DC may not be the next Silicon Valley, but not because of college recruiting
(As usual, all opinions are my own.)
I’m taking a break from talking about code to respond to an article in the Washington Post about how DC cannot be a serious tech hub without a top-tier Computer Science program. As a MIT CS grad who followed his fiancee (now married 15 years) down to Maryland, I feel like being next door to a CS program like the one I graduated from is somewhat overrated, and overlooks some of the other positives of being in the DC area.
First, after working with a variety of people over the last two decades, I’ve realized that no single university has a monopoly on smart people. That point was hammered home when I met someone at my first job who got into MIT but turned it down for College Park (a respectable program even if not top 10) to stay close to home and save money. With the cost of private universities becoming exorbitant, there will be talented engineers to be found in more and more places. In DC, there’s a sizable pool of engineers in the federal contracting space, and some of them may be looking for a change of scenery.
Second, to have a successful product or business, guys like me aren’t always enough. You need a mixture of people who are smart in different ways, not just people who are good with technology. You also need to figure out what problem to solve, and how to market your solution. And DC is a magnet for plenty of young and educated people in general, if not the premier destination for techies specifically. So it doesn’t surprise me to hear that DC has a niche in data analytics, because it requires the combination of both technical ability and deep experience in some other domain. (Speaking of diversity, recruiting from the same small set of university CS programs is partly blamed for the lack of diversity in the tech industry, but that’s another topic altogether.)
One other advantage for DC: the cost of living in the Bay Area is so high that it makes DC look affordable by comparison. When it comes to recruiting and retention, in DC you’re less likely to end up on the losing end of a bidding war with Google and Facebook.

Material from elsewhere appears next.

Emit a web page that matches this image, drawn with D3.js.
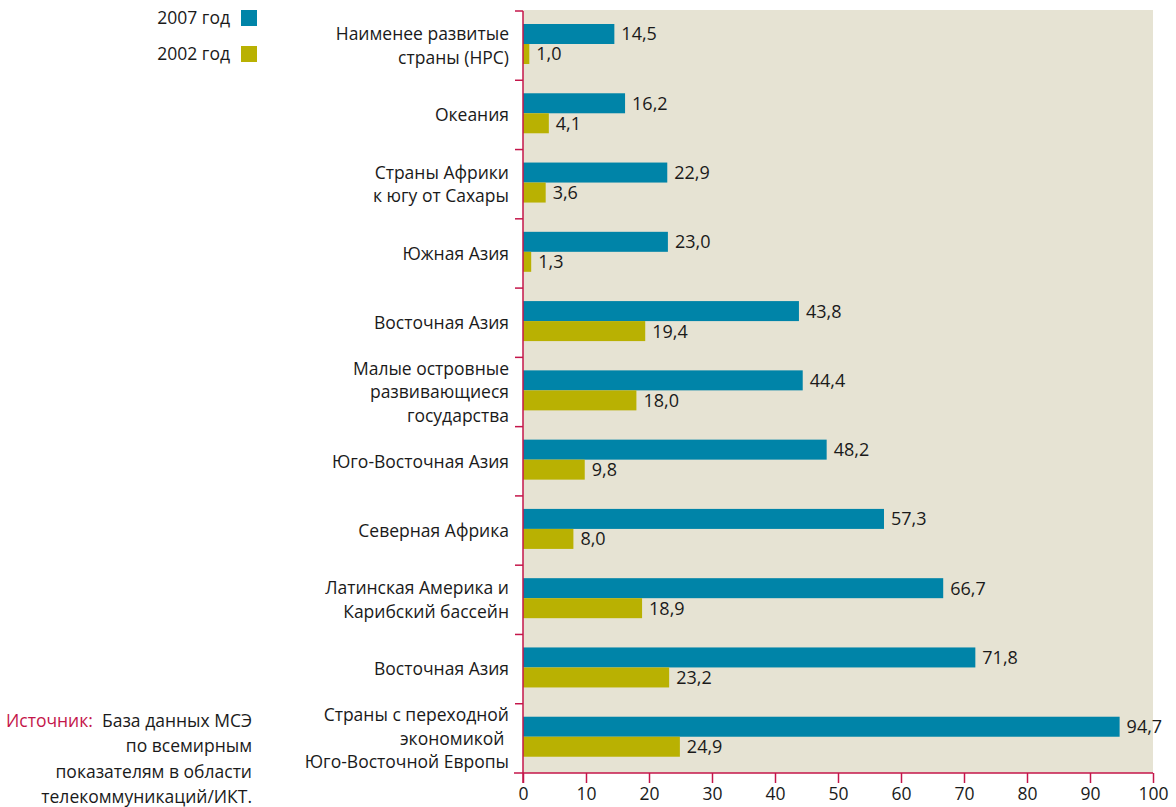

DC may not ever be another Silicon Valley, but it’s not just because we don’t have an MIT or Stanford next door. Instead, I feel like it’s a simple feedback loop–Silicon Valley has an advantage because it’s already Silicon Valley, with all the infrastructure that goes with it (venture capital, lots of engineers already live there, a critical mass of established businesses that create new spin-offs), and everyone else isn’t. Universities are just one piece of that overall ecosystem. Just like New York and finance, or L.A. and movies.